I no longer believe that I can just let information into my mind as it comes. I believe I must choose and edit. I can’t go home and lie on my couch and turn on the TV and watch the thing that seems interesting because that is going to leave a mark on my mind. And I actually am pleased that the way technology now allows me to craft what I want to watch and listen to allows me greater freedom to say, "This is what I do not want to watch, and this is what I do want to watch. (Dr. Mahzarin Banaji, 2016, OnBing).

You can listen to a fascinating conversation or read the transcript at OnBeing.

Perhaps we can be more discerning and patient in our pursuit of details to protect ourselves from the damage that mass media seems to be inflicting. Perhaps we can stop gaping at the media's offering of a train wreck of sensationalist misinformation that warp the truth before it is known, and ruin the truth we remember.

After all, the nonstop news cycles only exist because we are perpetually ‘tuned’ in, and media outlets can only pursue ratings with half-facts and half-truths if we continue to give them full-ratings as a reward.

Additional Reading with selected Quotes:

"White Fragility: Why It’s So Hard to Talk to White People About Racism" by Dr. Robin DiAngelo.
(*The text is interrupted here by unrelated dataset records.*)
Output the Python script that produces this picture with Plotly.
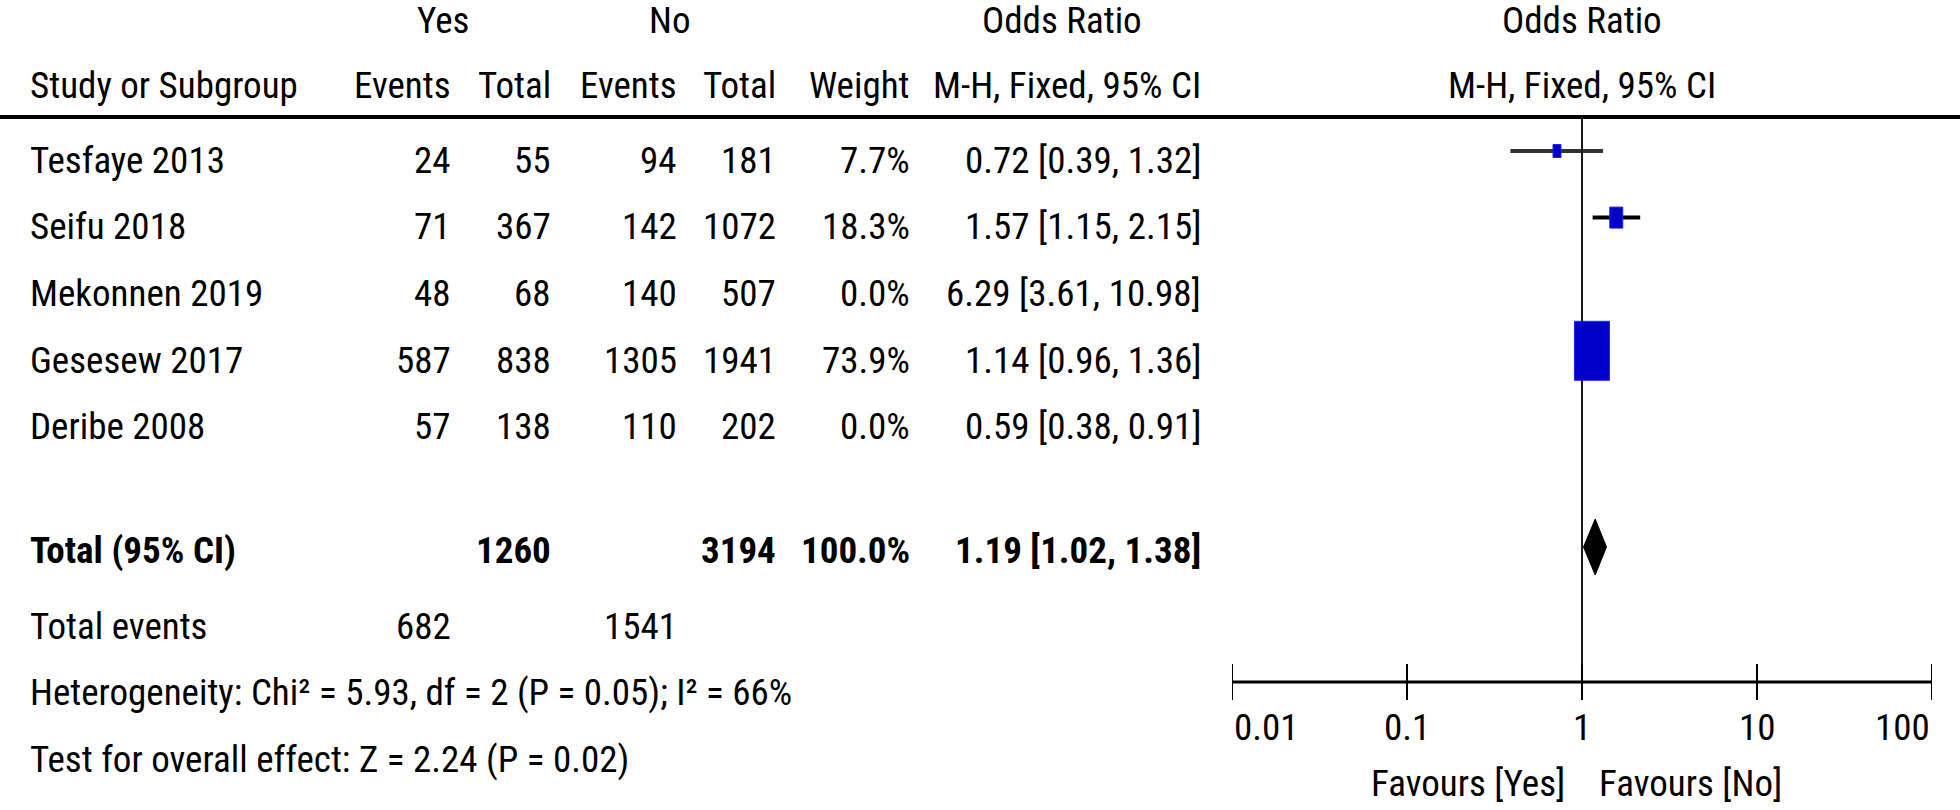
import math
import plotly.graph_objects as go

# ---------------- data ----------------
studies = ["Tesfaye 2013", "Seifu 2018", "Mekonnen 2019", "Gesesew 2017", "Deribe 2008"]
yes_events = [24, 71, 48, 587, 57]
yes_total = [55, 367, 68, 838, 138]
no_events = [94, 142, 140, 1305, 110]
no_total = [181, 1072, 507, 1941, 202]
weights = [7.7, 18.3, 0.0, 73.9, 0.0]
odds_ratio = [0.72, 1.57, 6.29, 1.14, 0.59]
ci_low = [0.39, 1.15, 3.61, 0.96, 0.38]
ci_high = [1.32, 2.15, 10.98, 1.36, 0.91]

total_yes_n = 1260
total_no_n = 3194
total_weight = 100.0
pooled_or = 1.19
pooled_low = 1.02
pooled_high = 1.38
total_yes_events = 682
total_no_events = 1541
heterogeneity_text = "Heterogeneity: Chi² = 5.93, df = 2 (P = 0.05); I² = 66%"
overall_text = "Test for overall effect: Z = 2.24 (P = 0.02)"

tick_values = [0.01, 0.1, 1, 10, 100]
tick_labels = ["0.01", "0.1", "1", "10", "100"]
favours_left = "Favours [Yes]"
favours_right = "Favours [No]"

# ---------------- style / layout ----------------
W, H = 1960, 810
FONT = "Liberation Sans Narrow, Arial Narrow, Roboto Condensed, Liberation Sans, sans-serif"
FS = 37
TOP_PX = 151.0      # pixel centre of first row marks
ROW_PX = 66.6       # pixels per row
BLUE = "#0000c8"
box_px = {0: (8, 13), 1: (13, 21), 3: (35, 59)}   # pixel box sizes (w, h)
ci_colors = {0: "#333333", 1: "#000000", 3: "#000000"}

def row_of_px(p):
    return (p - TOP_PX) / ROW_PX

def xp(p):
    return p / W

col_name = 28
col_yes_ev = 453
col_yes_tot = 553
col_no_ev = 679
col_no_tot = 778
col_weight = 912
col_or = 1203

text_offset = 0.14
total_row = row_of_px(550)
diamond_row = row_of_px(547)
diamond_half = 28 / ROW_PX
events_row = row_of_px(626)
het_row = row_of_px(692)
test_row = row_of_px(759)
head1_row = row_of_px(20)
head2_row = row_of_px(85)
header_line_row = row_of_px(117)
axis_row = row_of_px(682)
tick_half = 18 / ROW_PX
ticklabel_row = row_of_px(727)
favours_row = row_of_px(783)

fig = go.Figure()
annotations = []

def txt(text, x_px, row, anchor="right", bold=False, xref="paper"):
    annotations.append(dict(
        text=("<b>%s</b>" % text) if bold else text,
        x=xp(x_px) if xref == "paper" else x_px, xref=xref,
        y=row, yref="y",
        xanchor=anchor, yanchor="middle", showarrow=False,
        font=dict(family=FONT, size=FS, color="black"),
    ))

# headers
txt("Yes", 443, head1_row, "center")
txt("No", 670, head1_row, "center")
txt("Odds Ratio", 1062, head1_row, "center")
txt("Odds Ratio", 0, head1_row, "center", xref="x")
txt("Study or Subgroup", col_name, head2_row, "left")
txt("Events", col_yes_ev, head2_row)
txt("Total", col_yes_tot, head2_row)
txt("Events", col_no_ev, head2_row)
txt("Total", col_no_tot, head2_row)
txt("Weight", col_weight, head2_row)
txt("M-H, Fixed, 95% CI", col_or, head2_row)
txt("M-H, Fixed, 95% CI", 0, head2_row, "center", xref="x")

# study rows
for i, s in enumerate(studies):
    r = i + text_offset
    txt(s, col_name, r, "left")
    txt(str(yes_events[i]), col_yes_ev, r)
    txt(str(yes_total[i]), col_yes_tot, r)
    txt(str(no_events[i]), col_no_ev, r)
    txt(str(no_total[i]), col_no_tot, r)
    txt("%.1f%%" % weights[i], col_weight, r)
    txt("%.2f [%.2f, %.2f]" % (odds_ratio[i], ci_low[i], ci_high[i]), col_or, r)

# total rows
txt("Total (95% CI)", col_name, total_row, "left", bold=True)
txt(str(total_yes_n), col_yes_tot, total_row, bold=True)
txt(str(total_no_n), col_no_tot, total_row, bold=True)
txt("%.1f%%" % total_weight, col_weight, total_row, bold=True)
txt("%.2f [%.2f, %.2f]" % (pooled_or, pooled_low, pooled_high), col_or, total_row, bold=True)
txt("Total events", col_name, events_row, "left")
txt(str(total_yes_events), col_yes_ev, events_row)
txt(str(total_no_events), col_no_ev, events_row)
txt(heterogeneity_text, col_name, het_row, "left")
txt(overall_text, col_name, test_row, "left")

# tick labels
for k, (tv, tl) in enumerate(zip(tick_values, tick_labels)):
    anchor = "left" if k == 0 else ("right" if k == len(tick_values) - 1 else "center")
    txt(tl, math.log10(tv), ticklabel_row, anchor, xref="x")

txt(favours_left, 1567, favours_row, "right")
txt(favours_right, 1597, favours_row, "left")

shapes = []
# header rule
shapes.append(dict(type="line", xref="paper", yref="y", x0=0, x1=1,
                   y0=header_line_row, y1=header_line_row,
                   line=dict(color="black", width=4)))
# null line at OR = 1
shapes.append(dict(type="line", xref="x", yref="y", x0=math.log10(1), x1=math.log10(1),
                   y0=header_line_row, y1=axis_row, line=dict(color="#1a1a1a", width=2)))
# x axis line and ticks
lo_t, hi_t = math.log10(tick_values[0]), math.log10(tick_values[-1])
shapes.append(dict(type="line", xref="x", yref="y", x0=lo_t, x1=hi_t,
                   y0=axis_row, y1=axis_row, line=dict(color="black", width=3)))
for tv in tick_values:
    shapes.append(dict(type="line", xref="x", yref="y", x0=math.log10(tv), x1=math.log10(tv),
                       y0=axis_row - tick_half, y1=axis_row + tick_half,
                       line=dict(color="black", width=2)))

# CI lines and weight boxes
for i in range(len(studies)):
    if weights[i] <= 0:
        continue
    fig.add_trace(go.Scatter(
        x=[math.log10(ci_low[i]), math.log10(ci_high[i])], y=[i, i],
        mode="lines", line=dict(color=ci_colors.get(i, "black"), width=4),
        hoverinfo="skip"))
    bw, bh = box_px[i]
    shapes.append(dict(type="rect", xref="x", yref="y",
                       xsizemode="pixel", ysizemode="pixel",
                       xanchor=math.log10(odds_ratio[i]), yanchor=i,
                       x0=-bw / 2, x1=bw / 2, y0=-bh / 2, y1=bh / 2,
                       fillcolor=BLUE, line=dict(color="#2323e6", width=1), layer="above"))

# pooled diamond
lx, cx, hx = math.log10(pooled_low), math.log10(pooled_or), math.log10(pooled_high)
fig.add_trace(go.Scatter(
    x=[lx, cx, hx, cx, lx], y=[diamond_row, diamond_row - diamond_half, diamond_row,
                               diamond_row + diamond_half, diamond_row],
    mode="lines", fill="toself", fillcolor="black",
    line=dict(color="black", width=1), hoverinfo="skip"))

fig.update_layout(
    width=W, height=H,
    margin=dict(l=0, r=0, t=0, b=0),
    paper_bgcolor="white", plot_bgcolor="white",
    showlegend=False,
    xaxis=dict(domain=[1232 / W, 1932 / W], range=[lo_t, hi_t], visible=False, fixedrange=True),
    yaxis=dict(domain=[0, 1], range=[row_of_px(H), row_of_px(0)], visible=False, fixedrange=True),
    annotations=annotations,
    shapes=shapes,
)

fig.write_html("out.html", config={"displayModeBar": False},
               post_script="document.body.style.margin='0px';document.body.style.overflow='hidden';")
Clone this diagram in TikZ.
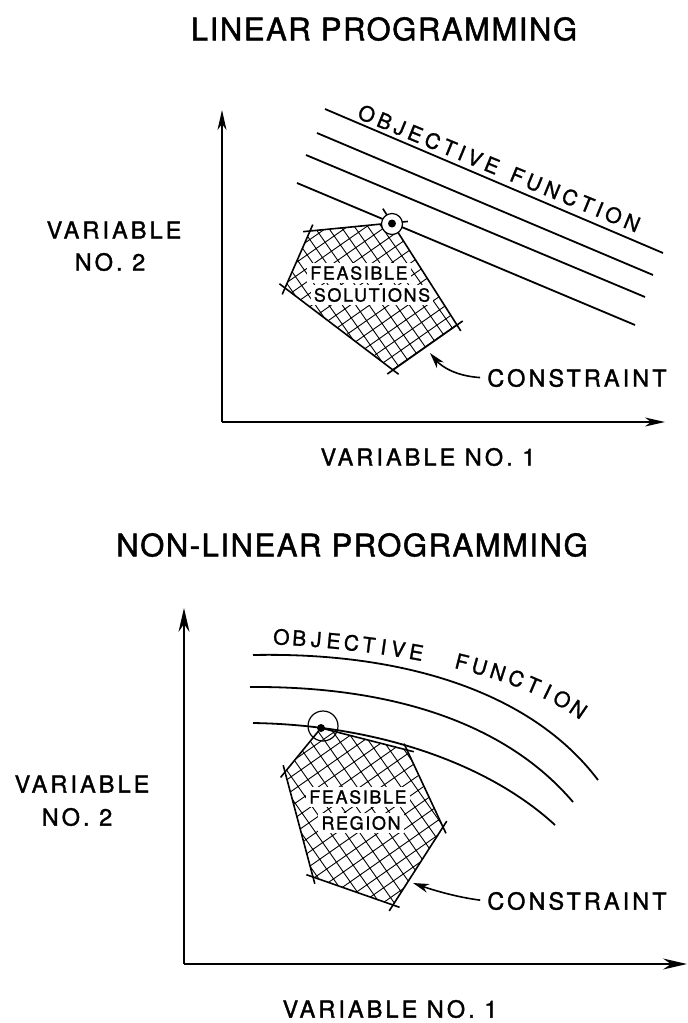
\documentclass[tikz,border=0pt]{standalone}
\usepackage{fontspec}
\setmainfont{TeX Gyre Heros}[FakeBold=1.2]
\newfontfamily\ttlfont[LetterSpace=5, FakeBold=1.5]{TeX Gyre Heros}
\newfontfamily\labfont[LetterSpace=13, FakeBold=1.5]{TeX Gyre Heros}
\newfontfamily\feasfont[LetterSpace=9, FakeBold=1.2]{TeX Gyre Heros}
\usetikzlibrary{arrows.meta}

\tikzset{
  ttl/.style={inner sep=0pt, font=\ttlfont\fontsize{31}{36}\selectfont},
  lab/.style={inner sep=0pt, font=\labfont\fontsize{23.5}{28}\selectfont},
  objc/.style={sloped, anchor=base, inner sep=0pt, font=\fontsize{21}{25}\selectfont},
  feas/.style={fill=white, inner xsep=3pt, inner ysep=3pt, font=\feasfont\fontsize{18}{21}\selectfont},
  axis/.style={line width=1.6pt},
  axtipA/.style={-{Stealth[length=20pt, width=9pt, inset=6pt]}},
  axtipB/.style={-{Stealth[length=24pt, width=11pt, inset=8pt]}},
  objline/.style={line width=1.8pt},
  edge/.style={line width=1.6pt, shorten <=-7pt, shorten >=-7pt},
  hatch/.style={line width=0.9pt},
  carrow/.style={line width=1.6pt, shorten <=7pt, -{Stealth[length=16pt, width=9pt, inset=5pt]}},
  optring/.style={line width=1.2pt},
}

\begin{document}
\begin{tikzpicture}[x=1pt, y=-1pt]
\path[use as bounding box, fill=white] (0,0) rectangle (688,1023);

% ===================== linear programming =====================
\node[ttl] (ttlA) at (384,29) {LINEAR PROGRAMMING};

\coordinate (oA) at (222,422);
\coordinate (yA) at (222,110);
\coordinate (xA) at (665,422);
\draw[axis, axtipA] (oA) -- (yA);
\draw[axis, axtipA] (oA) -- (xA);

% objective function levels
\draw[objline] (325,109) -- (663,253);
\draw[objline] (317,133) -- (653,275);
\draw[objline] (306,155) -- (645,297);
\draw[objline] (297,183) -- (635,325);

% lettering along the top level line
\path (356.5,117.9) -- (632.2,231.1)
  node[objc, pos=0.027] {O}
  node[objc, pos=0.092] {B}
  node[objc, pos=0.147] {J}
  node[objc, pos=0.203] {E}
  node[objc, pos=0.266] {C}
  node[objc, pos=0.327] {T}
  node[objc, pos=0.372] {I}
  node[objc, pos=0.419] {V}
  node[objc, pos=0.481] {E}
  node[objc, pos=0.573] {F}
  node[objc, pos=0.634] {U}
  node[objc, pos=0.699] {N}
  node[objc, pos=0.764] {C}
  node[objc, pos=0.826] {T}
  node[objc, pos=0.871] {I}
  node[objc, pos=0.922] {O}
  node[objc, pos=0.989] {N};

% feasible polygon
\coordinate (p1) at (310,231);
\coordinate (p2) at (392,223);
\coordinate (p3) at (457,325);
\coordinate (p4) at (393,370);
\coordinate (p5) at (285,288);
\begin{scope}
  \clip (p1) -- (p2) -- (p3) -- (p4) -- (p5) -- cycle;
  \draw[hatch, shift={(372,290)}, rotate=35] (-120pt,-120pt) grid[step=11pt] (120pt,120pt);
\end{scope}
\node[feas] (fsA) at (359,273) {FEASIBLE};
\node[feas] (fsB) at (372,295) {SOLUTIONS};
\draw[edge, shorten >=-16pt] (p1) -- (p2);
\draw[edge, shorten <=-17pt] (p2) -- (p3);
\draw[edge] (p3) -- (p4);
\draw[edge] (p4) -- (p5);
\draw[edge] (p5) -- (p1);

% optimum
\draw[optring, fill=white] (392,224) circle (10.5pt);
\fill (p2) ++(0,0.5) circle (4pt);

\node[lab] (cnA) at (577,378) {CONSTRAINT};
\coordinate (tipA) at (430,353);
\draw[carrow] (cnA.west) .. controls (455,376) and (441,366) .. (tipA);

\node[lab] (vxA) at (428,457) {VARIABLE NO. 1};
\node[lab] (vyA1) at (114,230) {VARIABLE};
\node[lab] (vyA2) at (110,262) {NO. 2};

% ===================== non-linear programming =====================
\node[ttl] (ttlB) at (352,545) {NON-LINEAR PROGRAMMING};

\coordinate (oB) at (184,964);
\coordinate (yB) at (184,608);
\coordinate (xB) at (687,964);
\draw[axis, axtipB] (oB) -- (yB);
\draw[axis, axtipB] (oB) -- (xB);

% objective function levels
\draw[objline] (253,655) .. controls (400,652) and (530,690) .. (598,780);
\draw[objline] (250,687) .. controls (390,686) and (505,722) .. (573,802);
\draw[objline] (253,723) .. controls (380,725) and (490,765) .. (555,825);

% lettering along the top level curve
\path (268,644) .. controls (400,650) and (530,675) .. (590,728)
  node[objc, pos=0.033] {O}
  node[objc, pos=0.078] {B}
  node[objc, pos=0.121] {J}
  node[objc, pos=0.165] {E}
  node[objc, pos=0.211] {C}
  node[objc, pos=0.256] {T}
  node[objc, pos=0.295] {I}
  node[objc, pos=0.334] {V}
  node[objc, pos=0.383] {E}
  node[objc, pos=0.512] {F}
  node[objc, pos=0.565] {U}
  node[objc, pos=0.622] {N}
  node[objc, pos=0.682] {C}
  node[objc, pos=0.741] {T}
  node[objc, pos=0.792] {I}
  node[objc, pos=0.850] {O}
  node[objc, pos=0.919] {N};

% feasible polygon
\coordinate (q1) at (321,728);
\coordinate (q2) at (407,750);
\coordinate (q3) at (443,827);
\coordinate (q4) at (393,905);
\coordinate (q5) at (313,877);
\coordinate (q6) at (285,772);
\begin{scope}
  \clip (q1) -- (q2) -- (q3) -- (q4) -- (q5) -- (q6) -- cycle;
  \draw[hatch, shift={(362,815)}, rotate=35] (-130pt,-130pt) grid[step=12pt] (130pt,130pt);
\end{scope}
\node[feas] (frA) at (358,797) {FEASIBLE};
\node[feas] (frB) at (361,823) {REGION};
\draw[edge, shorten <=0pt] (q1) -- (q2);
\draw[edge] (q2) -- (q3);
\draw[edge] (q3) -- (q4);
\draw[edge] (q4) -- (q5);
\draw[edge] (q5) -- (q6);
\draw[edge, shorten >=0pt] (q6) -- (q1);

% optimum
\draw[optring] (323,726) circle (15pt);
\fill (q1) circle (4pt);

\node[lab] (cnB) at (577,901) {CONSTRAINT};
\coordinate (tipB) at (413,883);
\draw[carrow] (cnB.west) .. controls (455,897) and (430,889) .. (tipB);

\node[lab] (vxB) at (390,1009) {VARIABLE NO. 1};
\node[lab] (vyB1) at (82,784) {VARIABLE};
\node[lab] (vyB2) at (77,817) {NO. 2};
\end{tikzpicture}
\end{document}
Racial Arrogance: Most whites have a very limited understanding of racism because we have not been trained to think in complex ways about it and because it benefits white dominance not to do so. Yet, we have no compunction about debating the knowledge of people who have thought complexly about race. Whites generally feel free to dismiss these informed perspectives rather than have the humility to acknowledge that they are unfamiliar, reflect on them further, or seek more information.
These privileges and the white fragility that results prevent us from listening to or comprehending the perspectives of people of color and bridging cross-racial divides. The antidote to white fragility is on-going and life-long, and includes sustained engagement, humility, and education. We can begin by:
  • Being willing to tolerate the discomfort associated with an honest appraisal and discussion of our internalized superiority and racial privilege.
  • Challenging our own racial reality by acknowledging ourselves as racial beings with a particular and limited perspective on race.
  • Attempting to understand the racial realities of people of color through authentic interaction rather than through the media or unequal relationships.
  • Taking action to address our own racism, the racism of other whites, and the racism embedded in our institutions—e.g., get educated and act.